COP26: China pressures Scottish delegates not to attend Taiwan event

5 November 2021, 22:12 | Updated: 10 November 2021, 15:07

Scottish politicians are being pressured by the Chinese government not to attend a Taiwanese environmental event.
Scottish politicians are being pressured by the Chinese government not to attend a Taiwanese environmental event. Picture: Alamy/LBC
Gina Davidson

By Gina Davidson

Scottish politicians are being pressured by the Chinese government not to attend a Taiwanese environmental event being held to coincide with the UN summit, LBC can reveal.

Labour MSP Paul O’Kane and Councillor Philip Braat, the Labour Lord Provost of Glasgow City Council - where the massive conference is taking place - are among a host of politicians invited to attend Taiwan Day this Sunday.

But the Chinese Consul General in Scotland has written to them claiming they are being “exploited” by Taiwan who will ask them to support independence from China.

SNP representatives also due to attend have not been contacted by Chinese representatives, leading to speculation China has targeted Labour politicians in an attempt to use the Scottish constitutional issue in an attempt to find support for its actions towards Taiwan.

The letters could spark a diplomatic incident at the climate summit - which the Chinese Prime Minister Xi Jinping has refused to attend. China has continually warned the West from increasing ties with Taiwan, which Beijing claims as its own territory.

Read more: COP26 Analysis: There's no 'extra time' in the fight against climate change

Despite not being part of the UN, 30 Taiwan delegates have arrived in Glasgow including the country’s Environmental Protection Administration Deputy Minister Shen Chih-hsiu, to showcase the nation’s actions to address the climate crisis. President Ing-Wen is also expected to fly in for Sunday’s event.

Mr O’Kane, MSP for the West of Scotland region, who is due to speak at Taiwan Day event said he had been “shocked” to receive the letter from the Chinese Consul General Ma Qiang.

He added: “The letter essentially suggests this event is a cover using COP26 and those issues to cover for the advancement of Taiwanese independence which China strongly objects to… and it told me not to attend essentially.”

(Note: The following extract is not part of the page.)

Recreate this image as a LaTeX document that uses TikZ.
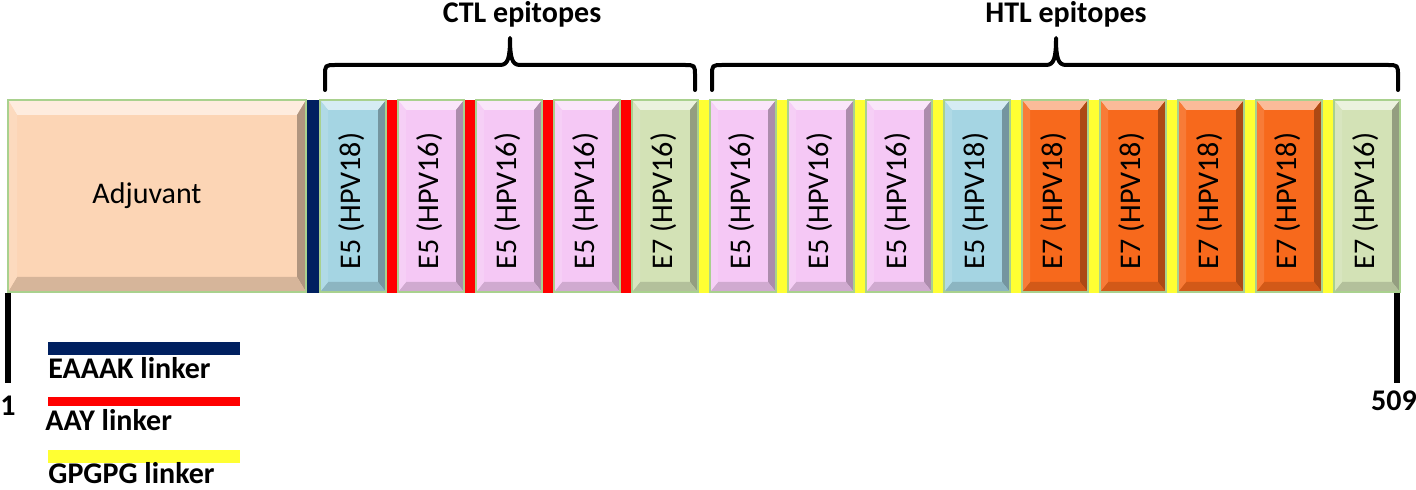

The letter from Mr Qiang said the Taiwan issue was “highly sensitive” and added: “Taiwan is an inalienable part of China’s territory.

“We firmly oppose their seek of “Taiwan independence” which leads to nowhere but a dead end. China cherishes unity and opposes separation as the UK government does.

“I have to say the host of event schemingly exploit your capacity as MSP to endorse their independence obsession under the cover of climate co-operation between Taiwan and Scotland. I hope you can see through it… and do not attend the Taiwan Day event.”

SNP MP Stewart McDonald, who is also speaking at the event, said: “Any attempt by the government of China, via it’s consulate in Edinburgh, to interfere with the work of democratically elected politicians in Scotland or the government of Taiwan and its delegation, should be given a very cold shoulder.”

Both said they would be attending Sunday’s event.

The Chinese Consul General could not be reached for comment. BUt a spokesperson of the Taipei Representative Office in the UK thanked the Labour MSP for his “determination to share his insights and experience in climate change legislations with our legislators”

“We urge the Chinese Consul General in Edinburgh to stop politicizing the efforts and contributions made by Taiwan in tackling global climate change.”